Set exercise
Copy exactly, and only, the lines below from the first through the one containing "plt.rcParams['font.family'] = ['Open", both included; pictures are omitted.

Given information
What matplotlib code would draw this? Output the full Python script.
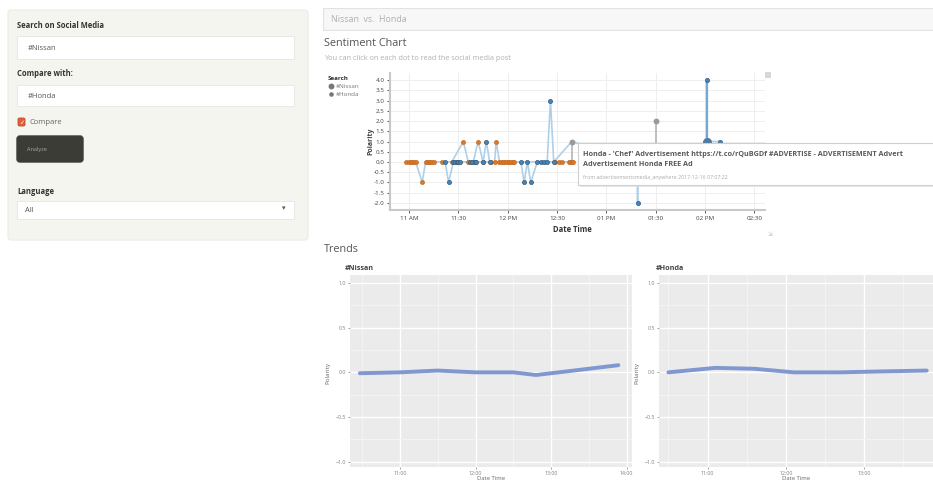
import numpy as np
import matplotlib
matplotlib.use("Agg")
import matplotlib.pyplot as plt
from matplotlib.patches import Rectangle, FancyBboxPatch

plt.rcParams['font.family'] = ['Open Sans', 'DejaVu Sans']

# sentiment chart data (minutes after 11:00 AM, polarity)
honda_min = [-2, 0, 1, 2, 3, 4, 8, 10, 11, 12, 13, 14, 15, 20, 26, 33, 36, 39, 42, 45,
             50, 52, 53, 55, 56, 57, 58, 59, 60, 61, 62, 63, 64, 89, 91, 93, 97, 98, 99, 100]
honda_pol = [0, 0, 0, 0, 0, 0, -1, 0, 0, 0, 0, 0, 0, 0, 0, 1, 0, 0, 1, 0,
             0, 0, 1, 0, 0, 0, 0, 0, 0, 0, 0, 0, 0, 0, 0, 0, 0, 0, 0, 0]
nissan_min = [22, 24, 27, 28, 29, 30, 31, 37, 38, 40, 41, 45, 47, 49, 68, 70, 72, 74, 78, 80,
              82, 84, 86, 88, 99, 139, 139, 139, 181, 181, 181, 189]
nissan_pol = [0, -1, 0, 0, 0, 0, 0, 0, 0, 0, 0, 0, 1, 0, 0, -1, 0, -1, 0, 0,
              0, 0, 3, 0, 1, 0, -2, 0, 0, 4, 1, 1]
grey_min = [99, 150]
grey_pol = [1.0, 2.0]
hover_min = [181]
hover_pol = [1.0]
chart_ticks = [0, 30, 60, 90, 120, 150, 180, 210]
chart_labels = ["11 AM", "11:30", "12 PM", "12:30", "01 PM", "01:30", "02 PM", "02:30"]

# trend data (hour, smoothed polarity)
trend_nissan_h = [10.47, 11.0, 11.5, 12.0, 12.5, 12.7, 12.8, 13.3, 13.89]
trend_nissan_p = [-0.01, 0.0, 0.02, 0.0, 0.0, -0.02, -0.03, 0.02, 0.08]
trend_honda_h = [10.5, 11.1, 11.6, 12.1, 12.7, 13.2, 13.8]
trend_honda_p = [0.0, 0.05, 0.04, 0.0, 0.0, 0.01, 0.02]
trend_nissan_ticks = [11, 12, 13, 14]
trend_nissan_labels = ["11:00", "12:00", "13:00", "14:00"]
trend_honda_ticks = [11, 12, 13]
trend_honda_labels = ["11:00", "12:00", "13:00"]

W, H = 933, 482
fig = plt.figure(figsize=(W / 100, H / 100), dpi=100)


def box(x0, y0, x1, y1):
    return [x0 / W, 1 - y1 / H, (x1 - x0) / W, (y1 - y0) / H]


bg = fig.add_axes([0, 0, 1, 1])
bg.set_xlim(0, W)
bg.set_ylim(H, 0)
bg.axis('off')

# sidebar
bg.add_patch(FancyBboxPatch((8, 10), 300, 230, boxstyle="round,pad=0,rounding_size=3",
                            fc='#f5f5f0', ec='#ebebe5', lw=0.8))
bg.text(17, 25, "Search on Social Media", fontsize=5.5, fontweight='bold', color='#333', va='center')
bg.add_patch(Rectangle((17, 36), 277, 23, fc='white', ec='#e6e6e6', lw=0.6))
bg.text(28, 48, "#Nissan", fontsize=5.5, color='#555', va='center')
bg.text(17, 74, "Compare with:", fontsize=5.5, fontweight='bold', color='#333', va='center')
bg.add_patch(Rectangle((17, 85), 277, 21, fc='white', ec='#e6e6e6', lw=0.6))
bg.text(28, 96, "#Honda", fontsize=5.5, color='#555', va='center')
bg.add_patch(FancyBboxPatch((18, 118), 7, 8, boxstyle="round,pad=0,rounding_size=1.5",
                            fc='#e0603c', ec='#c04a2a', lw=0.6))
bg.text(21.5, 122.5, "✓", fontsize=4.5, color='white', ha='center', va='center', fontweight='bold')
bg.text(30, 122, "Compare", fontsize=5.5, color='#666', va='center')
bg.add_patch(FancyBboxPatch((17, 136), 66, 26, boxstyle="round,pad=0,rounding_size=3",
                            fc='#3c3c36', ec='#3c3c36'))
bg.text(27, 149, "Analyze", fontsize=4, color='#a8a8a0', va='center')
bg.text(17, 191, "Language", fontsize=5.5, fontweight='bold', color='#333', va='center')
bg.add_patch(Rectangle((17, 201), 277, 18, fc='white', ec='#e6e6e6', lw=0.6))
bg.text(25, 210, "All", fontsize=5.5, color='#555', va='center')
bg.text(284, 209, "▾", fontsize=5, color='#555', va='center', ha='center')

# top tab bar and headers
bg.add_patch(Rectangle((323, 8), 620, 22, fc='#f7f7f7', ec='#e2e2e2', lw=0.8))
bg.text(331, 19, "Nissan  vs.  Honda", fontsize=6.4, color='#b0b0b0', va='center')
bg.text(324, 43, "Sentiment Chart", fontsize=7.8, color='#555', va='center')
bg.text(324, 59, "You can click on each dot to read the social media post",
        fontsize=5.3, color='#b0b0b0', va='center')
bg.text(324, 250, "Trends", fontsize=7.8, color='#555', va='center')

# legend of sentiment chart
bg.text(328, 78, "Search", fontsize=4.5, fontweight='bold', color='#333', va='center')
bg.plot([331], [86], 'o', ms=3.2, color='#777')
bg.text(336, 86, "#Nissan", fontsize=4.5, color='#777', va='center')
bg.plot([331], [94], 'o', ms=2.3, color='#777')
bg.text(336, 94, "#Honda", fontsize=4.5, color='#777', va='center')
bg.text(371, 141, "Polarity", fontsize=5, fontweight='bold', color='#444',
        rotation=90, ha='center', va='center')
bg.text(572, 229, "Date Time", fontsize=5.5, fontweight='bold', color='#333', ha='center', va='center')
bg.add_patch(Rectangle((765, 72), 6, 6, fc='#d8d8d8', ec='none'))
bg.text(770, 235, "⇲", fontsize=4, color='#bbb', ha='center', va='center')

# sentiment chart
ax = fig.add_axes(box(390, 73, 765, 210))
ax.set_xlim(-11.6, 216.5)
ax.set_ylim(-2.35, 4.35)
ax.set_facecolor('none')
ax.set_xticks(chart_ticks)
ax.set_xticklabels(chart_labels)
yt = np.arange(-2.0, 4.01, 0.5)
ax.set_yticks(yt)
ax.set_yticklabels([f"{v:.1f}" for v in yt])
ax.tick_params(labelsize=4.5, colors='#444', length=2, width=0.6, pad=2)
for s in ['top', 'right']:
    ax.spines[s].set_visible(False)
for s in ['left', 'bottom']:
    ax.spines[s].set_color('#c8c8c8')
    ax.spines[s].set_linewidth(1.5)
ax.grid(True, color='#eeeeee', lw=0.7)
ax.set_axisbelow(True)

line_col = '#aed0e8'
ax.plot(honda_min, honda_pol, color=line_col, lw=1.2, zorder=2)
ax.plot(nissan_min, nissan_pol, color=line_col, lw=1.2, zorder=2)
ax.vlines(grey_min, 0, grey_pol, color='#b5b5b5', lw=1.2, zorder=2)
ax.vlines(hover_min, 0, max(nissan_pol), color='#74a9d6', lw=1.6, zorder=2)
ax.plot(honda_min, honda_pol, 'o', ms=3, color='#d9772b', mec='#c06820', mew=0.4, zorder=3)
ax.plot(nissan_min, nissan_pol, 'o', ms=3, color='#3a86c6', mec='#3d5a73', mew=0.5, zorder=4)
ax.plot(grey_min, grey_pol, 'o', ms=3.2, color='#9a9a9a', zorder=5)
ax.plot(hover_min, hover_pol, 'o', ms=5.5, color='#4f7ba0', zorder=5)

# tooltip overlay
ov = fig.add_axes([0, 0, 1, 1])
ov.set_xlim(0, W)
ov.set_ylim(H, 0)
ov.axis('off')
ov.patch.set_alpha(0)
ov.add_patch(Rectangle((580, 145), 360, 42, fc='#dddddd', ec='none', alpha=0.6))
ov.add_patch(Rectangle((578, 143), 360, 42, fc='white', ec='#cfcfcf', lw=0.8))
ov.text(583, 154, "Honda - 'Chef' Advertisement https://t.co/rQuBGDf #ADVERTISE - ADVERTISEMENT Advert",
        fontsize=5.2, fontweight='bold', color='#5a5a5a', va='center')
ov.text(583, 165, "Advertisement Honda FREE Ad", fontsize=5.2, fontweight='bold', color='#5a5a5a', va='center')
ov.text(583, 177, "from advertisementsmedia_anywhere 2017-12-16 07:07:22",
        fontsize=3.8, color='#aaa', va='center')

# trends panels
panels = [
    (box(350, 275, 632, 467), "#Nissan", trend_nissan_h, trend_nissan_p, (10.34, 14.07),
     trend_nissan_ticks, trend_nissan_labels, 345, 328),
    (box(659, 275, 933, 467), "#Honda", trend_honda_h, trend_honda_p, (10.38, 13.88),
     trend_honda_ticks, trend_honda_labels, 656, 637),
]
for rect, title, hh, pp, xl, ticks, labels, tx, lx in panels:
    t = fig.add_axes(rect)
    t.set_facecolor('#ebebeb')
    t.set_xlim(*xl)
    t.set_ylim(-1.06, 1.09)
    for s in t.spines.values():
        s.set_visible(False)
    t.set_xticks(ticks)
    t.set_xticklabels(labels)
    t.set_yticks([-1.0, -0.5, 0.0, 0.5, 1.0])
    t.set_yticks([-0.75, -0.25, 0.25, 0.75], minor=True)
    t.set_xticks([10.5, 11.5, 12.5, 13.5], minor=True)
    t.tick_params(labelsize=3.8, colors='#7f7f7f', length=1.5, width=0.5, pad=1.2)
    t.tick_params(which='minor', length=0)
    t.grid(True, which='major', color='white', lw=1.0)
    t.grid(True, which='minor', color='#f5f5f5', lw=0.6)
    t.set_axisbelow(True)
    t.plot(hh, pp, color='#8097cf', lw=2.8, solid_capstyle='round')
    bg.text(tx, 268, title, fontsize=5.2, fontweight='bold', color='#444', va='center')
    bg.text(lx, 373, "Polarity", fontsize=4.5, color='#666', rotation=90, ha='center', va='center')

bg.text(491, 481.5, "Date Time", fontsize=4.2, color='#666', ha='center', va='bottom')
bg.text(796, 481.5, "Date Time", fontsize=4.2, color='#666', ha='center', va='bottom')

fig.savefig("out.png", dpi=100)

Result of the exercise
What matplotlib code would draw this? Output the full Python script.
import numpy as np
import matplotlib
matplotlib.use("Agg")
import matplotlib.pyplot as plt
from matplotlib.patches import Rectangle, FancyBboxPatch

plt.rcParams['font.family'] = ['Open Sans', 'DejaVu Sans']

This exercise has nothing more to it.